Mr. STODGHILL: What really turned me on about this story initially was you've got this black millionaire. You've got this African-American femme fatale. You've got a black prosecutor and D.A., and I thought that, you know, that was unique, that probably only this sort of cast could probably only occur in a place like Atlanta, which has such a rich history of black achievers, and so that they sit on this perch.

I thought it was just a wonderful place in which to tell this story. I probably wouldn't have been able to tell it necessarily in D.C. or Detroit or Los Angeles, that this was sort of an authentic story about African-Americans in the New South.

CHIDEYA: This book could easily be made into a movie.
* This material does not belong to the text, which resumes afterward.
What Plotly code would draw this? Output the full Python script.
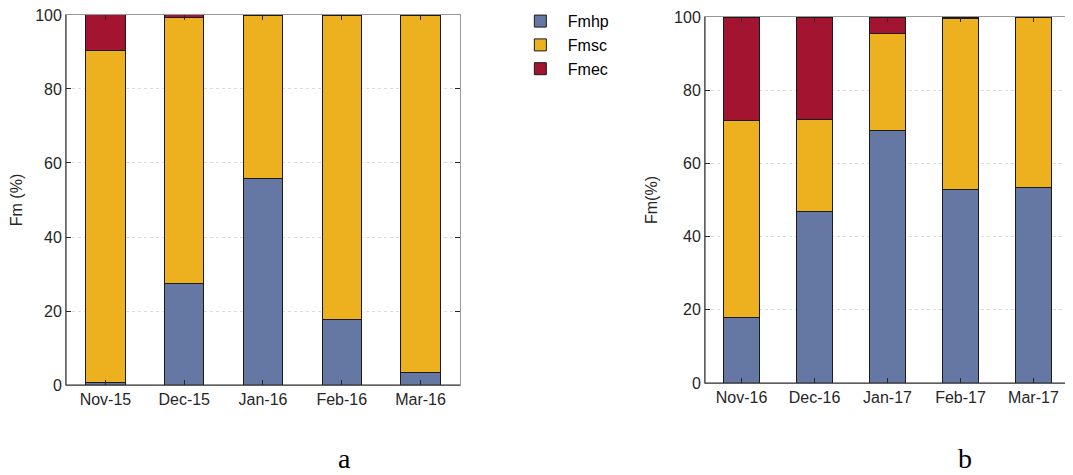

Have you sold the rights yet?

Mr. STODGHILL: No, no, not yet. I'm, sort of -

CHIDEYA: Maybe you need you to cast Lance Herndon. Who would he be as an actor, if you were to cast him?

Mr. STODGHILL: You know, someone with quite a bit of range. I've seen a Don Cheadle play - just a very rich range. And you know, Don Cheadle has, you know, he's a good-looking guy but not overly so, and so that was sort of Lance Herndon. He was just rich, rich in charm, and I could see a Don Cheadle playing him.

CHIDEYA: And what about the - without giving away too much - the Redbone femme fatale?

Mr. STODGHILL: That's really - that's a good one. I mean, you know, when Halle Berry stretches herself, she can play a really, really good deranged person. So…

CHIDEYA: Are we talking "Catwoman" here? Are we talking "Monster's Ball"? What are we talking -

Mr. STODGHILL: Maybe "Monster's Ball." But if you recall, you may have seen her in, like, she played a crackhead in Spike Lee's -

CHIDEYA: Oh, true. True.

Mr. STODGHILL: Yeah, yeah, alongside Sam Jackson.

CHIDEYA: Yeah. That was a great role. Well, Ron, thank you so much.

Mr. STODGHILL: Thank you, Farai. I appreciate it.